True

True

The audacity it took for an EDM DJ of Avicii's profile to begin his debut studio album with a country-fried, foot-stomping anthem featuring Aloe Blacc is astounding. But “Wake Me Up” felt like Swedish mega-DJ Tim Bergling was fulfilling a promise he had made when he announced the album—that this album wasn't just going to be a replication of his club anthems “Levels” and “Silhouettes.” Throughout True, you can hear Avicii rooting around for influences outside of the club's dark confines. His search found him in odd musical lands—country, nu metal, gospel—but it was all in the pursuit of making a record that Avicii had been ruminating on for years. Not everyone was happy about it.
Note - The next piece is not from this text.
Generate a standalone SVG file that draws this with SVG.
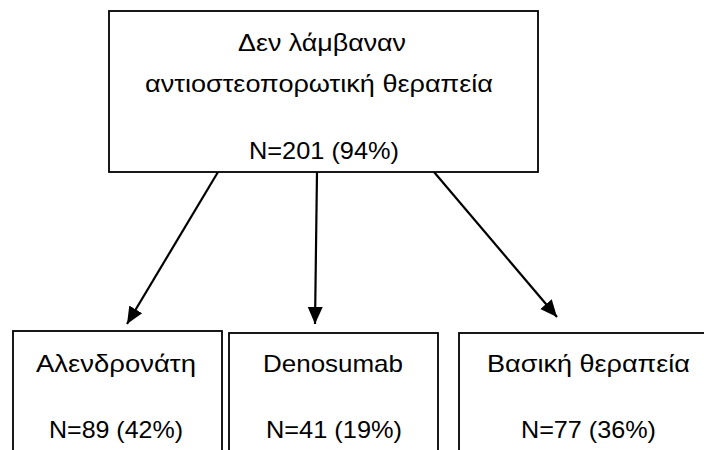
<svg xmlns="http://www.w3.org/2000/svg" width="704" height="450" viewBox="0 0 704 450">
<style>
.box{fill:#fff;stroke:#000;stroke-width:1.8}
.t{font-family:"Liberation Sans",Arial,sans-serif;font-size:24px;fill:#000}
.arr{stroke:#000;stroke-width:2.2;fill:none;marker-end:url(#ah)}
</style>
<defs>
<marker id="ah" markerUnits="userSpaceOnUse" markerWidth="18" markerHeight="16" viewBox="0 0 18 16" refX="17" refY="8" orient="auto">
<path d="M0,0.5 L17,8 L0,15.5 Z" fill="#000"/>
</marker>
</defs>
<rect width="704" height="450" fill="#fff"/>
<g id="connectors">
<line class="arr" x1="218" y1="172" x2="127" y2="324"/>
<line class="arr" x1="317" y1="172" x2="315" y2="324"/>
<line class="arr" x1="434" y1="172" x2="557" y2="317"/>
</g>
<g id="top">
<rect class="box" x="109" y="11" width="429" height="161"/>
<text class="t" x="238" y="51" textLength="168" lengthAdjust="spacingAndGlyphs">Δεν λάμβαναν</text>
<text class="t" x="145" y="92" textLength="348" lengthAdjust="spacingAndGlyphs">αντιοστεοπορωτική θεραπεία</text>
<text class="t" x="249" y="159" textLength="150" lengthAdjust="spacingAndGlyphs">N=201 (94%)</text>
</g>
<g id="alendronate">
<rect class="box" x="13" y="331" width="209" height="130"/>
<text class="t" x="36" y="372" textLength="160" lengthAdjust="spacingAndGlyphs">Αλενδρονάτη</text>
<text class="t" x="49" y="438" textLength="134" lengthAdjust="spacingAndGlyphs">N=89 (42%)</text>
</g>
<g id="denosumab">
<rect class="box" x="229" y="333" width="209" height="130"/>
<text class="t" x="263" y="372" textLength="140" lengthAdjust="spacingAndGlyphs">Denosumab</text>
<text class="t" x="266" y="438" textLength="136" lengthAdjust="spacingAndGlyphs">N=41 (19%)</text>
</g>
<g id="basic">
<rect class="box" x="459" y="333" width="260" height="130"/>
<text class="t" x="487" y="372" textLength="203" lengthAdjust="spacingAndGlyphs">Βασική θεραπεία</text>
<text class="t" x="521" y="438" textLength="135" lengthAdjust="spacingAndGlyphs">N=77 (36%)</text>
</g>
</svg>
As the legend goes, when Avicii took the stage at the Ultra Music Festival in Miami to play “Wake Me Up” for the first time live, some of the crowd was enraged by the rendition, which featured a live instrumental band and vocalists. (Blacc performed with him, as did co-writer Mike Einziger, Ben Kenney, and José Pasillas from the band Incubus.) There was a moment when it seemed like Avicii's grand experiment might go haywire, that people just wanted him to shut up and press play. Thankfully, that didn't turn out to be the case. True became a foundational EDM album, charting in dozens of countries before going platinum in the US. It also announced Avicii as one of the preeminent talents in the electronic music scene, and put his curiosity and heterodox taste on full display—a promising career that was cut tragically short by Bergling's death in 2018. True was exactly what Avicii had wanted it to be, and he was being rewarded for his vision.